Übriggeblieben ist kaum etwas von der Euphorie, die den Hunsrück zunächst erfaßt hatte und die Orte mit Pensionsangeboten außerhalb der Hotels und Gaststätten sind leicht zu zählen. "Ferien auf dem Bauernhof" lassen sich natürlich auch immer schwieriger gestalten, denn die Zahl der Landwirte im Hunsrück geht stetig zurück. Auch damit geht ein Stück Ursprünglichkeit verloren. Aus Scheunen und Ställen sind Wohnungen und Garagen geworden.
Immerhin ist in den letzten Jahren vermehrt festzustellen, daß die Verbandsgemeinden sich deutlich um den Fremdenverkehr bemühen. Hochglanzprospekte und Zimmernachweise machen auf unsere Heimat aufmerksam. Heini Wahl besingt in seinen Weisen den Hunsrück. Erfreulich auch, daß sich die Menschen heute mit Stolz in der Fremde zeigen und Autoaufkleber mit dem Konterfei des Schinderhannes, eines berüchtigten Räuberhauptmannes aus alter Zeit, und dem Schriftzug "Eich sinn in Hunsricker" spazierenfahren.
Es ging einst die Mär vom Reisenden aus Mainz, der den ersten Ort Richtung Trier passierte und fragte: "Ist hier der Hunsrück?" Verneinend wies der solcherart befragte Einheimische gen Westen und meinte: "Der beginnt dort hinten!". Dem Reisenden wurde im nächsten Ort das gleiche Antwort-Schicksal zuteil und im übernächsten wieder und so fort. Irgendwann -er war Trier schon recht gut entgegengekommen- wechselte die Richtung des Fingerzeigs der Dörfler: Der ausgestreckte Arm wies nun nach Osten, die Antwort lautete: "Nein, hier nicht mehr, sie kommen doch gerade vom Hunsrück!"

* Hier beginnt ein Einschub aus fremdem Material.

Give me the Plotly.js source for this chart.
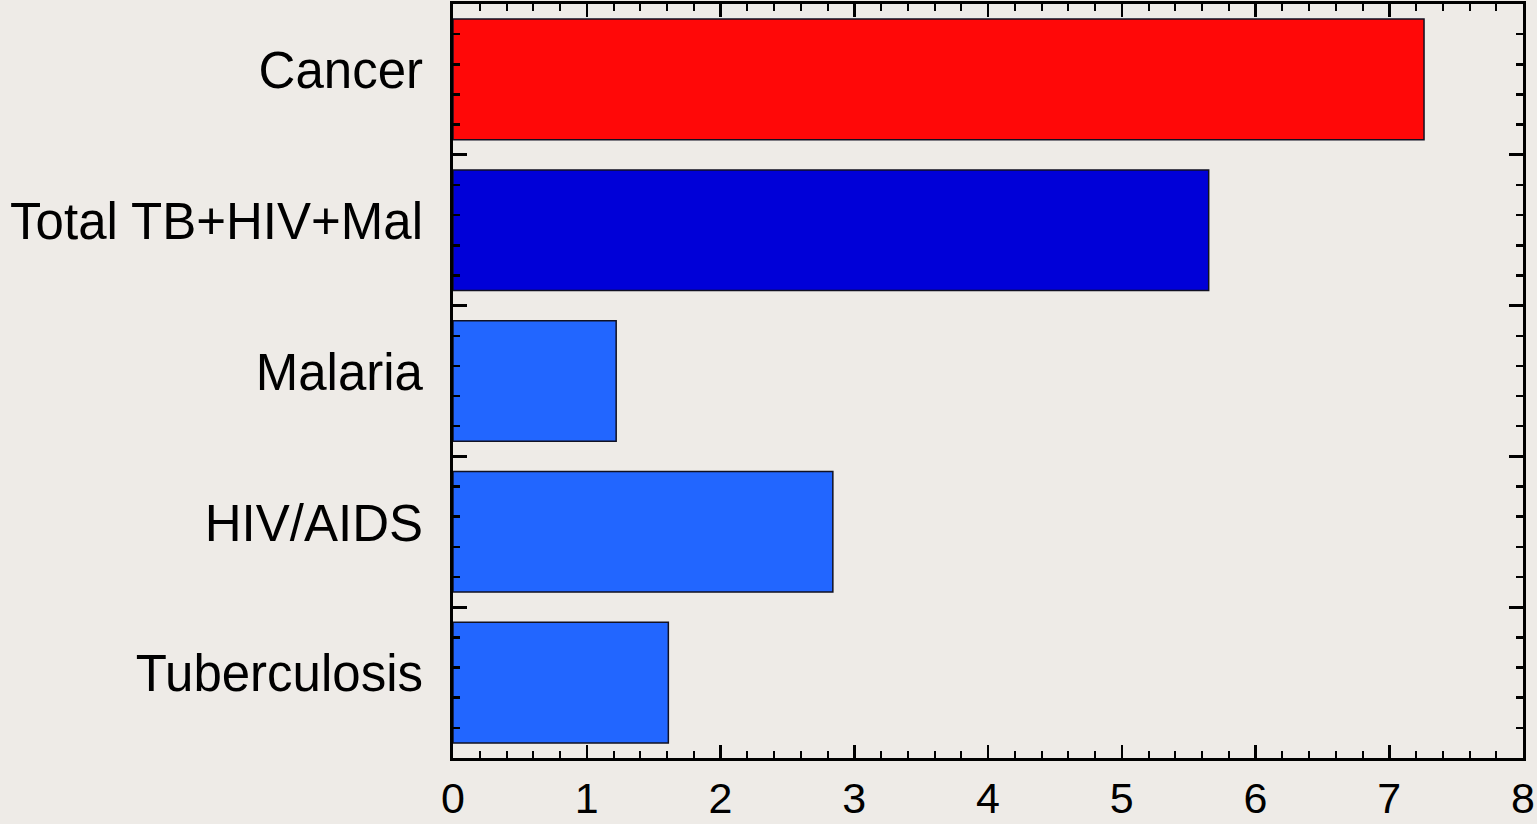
<!DOCTYPE html>
<html>
<head>
<meta charset="utf-8">
<script src="https://cdn.plot.ly/plotly-3.0.1.min.js"></script>
<style>
html,body{margin:0;padding:0;background:#eeebe7;}
#chart{width:1537px;height:824px;}
</style>
</head>
<body>
<div id="chart"></div>
<script>
// Data (bottom to top)
var categories = ["Tuberculosis", "HIV/AIDS", "Malaria", "Total TB+HIV+Mal", "Cancer"];
var values = [1.61, 2.84, 1.22, 5.65, 7.26];
var barColors = ["#2266ff", "#2266ff", "#2266ff", "#0000d8", "#ff0808"];
var xTickVals = [0, 1, 2, 3, 4, 5, 6, 7, 8];
var xTickText = ["0", "1", "2", "3", "4", "5", "6", "7", "8"];

var bars = {
  type: "bar",
  orientation: "h",
  x: values,
  y: categories,
  marker: {color: barColors, line: {color: "#111122", width: 1.5}},
  hoverinfo: "x+y"
};
var dummy = {
  type: "scatter", mode: "markers",
  x: [0], y: [0], yaxis: "y2",
  marker: {opacity: 0}, hoverinfo: "skip", showlegend: false
};

var layout = {
  width: 1537, height: 824,
  paper_bgcolor: "#eeebe7",
  plot_bgcolor: "#eeebe7",
  margin: {l: 453, r: 14, t: 4, b: 66, pad: 0},
  showlegend: false,
  bargap: 0.2,
  font: {family: "Liberation Sans, Arial, sans-serif", color: "#000"},
  xaxis: {
    range: [0, 8],
    tickmode: "array", tickvals: xTickVals, ticktext: xTickText,
    ticks: "inside", ticklen: 13, tickwidth: 2.5, tickcolor: "#000",
    minor: {dtick: 0.2, tick0: 0, ticks: "inside", ticklen: 7, tickwidth: 2, tickcolor: "#000"},
    showline: true, linewidth: 3, linecolor: "#000", mirror: "ticks",
    showgrid: false, zeroline: false,
    tickfont: {size: 43, color: "#000"},
    ticklabelstandoff: 0,
    fixedrange: true
  },
  yaxis: {
    type: "category",
    categoryorder: "array", categoryarray: categories,
    range: [-0.5, 4.5],
    ticks: "", showgrid: false, zeroline: false,
    showline: false,
    tickfont: {size: 51, color: "#000"},
    ticklabelstandoff: 29,
    ticklabelshift: -9,
    fixedrange: true
  },
  yaxis2: {
    overlaying: "y", side: "left",
    range: [-0.5, 4.5],
    tickmode: "linear", tick0: 0.5, dtick: 1,
    ticks: "inside", ticklen: 14, tickwidth: 3, tickcolor: "#000",
    minor: {dtick: 0.2, tick0: 0.5, ticks: "inside", ticklen: 7, tickwidth: 2.5, tickcolor: "#000"},
    showticklabels: false,
    showline: true, linewidth: 3, linecolor: "#000", mirror: "ticks",
    showgrid: false, zeroline: false,
    fixedrange: true
  }
};

Plotly.newPlot("chart", [bars, dummy], layout, {displayModeBar: false, staticPlot: true});
</script>
</body>
</html>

Es klingt zwar wie ein Schwank, beinhaltet aber eine gehörige Portion Wahrheit. Der Hunsrücker schämte sich seiner Herkunft. Vielleicht, weil seine Heimat karg, kalt und ärmlich war, vielleicht weil er so wenig Sehenswertes birgt. Heute sind die Hunsrücker tatsächlich stolz auf ihren Landstrich - sie schämen sich weder ihrer Herkunft, noch ihrer Sprache. Und der Feriengast, der sich einmal hierher "verirrte", kommt mit Sicherheit mindestens noch einmal wieder. Denn die früher oft naserümpfend als "hinterwäldlerisch" abgetane Abgeschiedenheit gilt in der Hektik und dem Streß unserer Tage als Kleinod der Beschaulichkeit.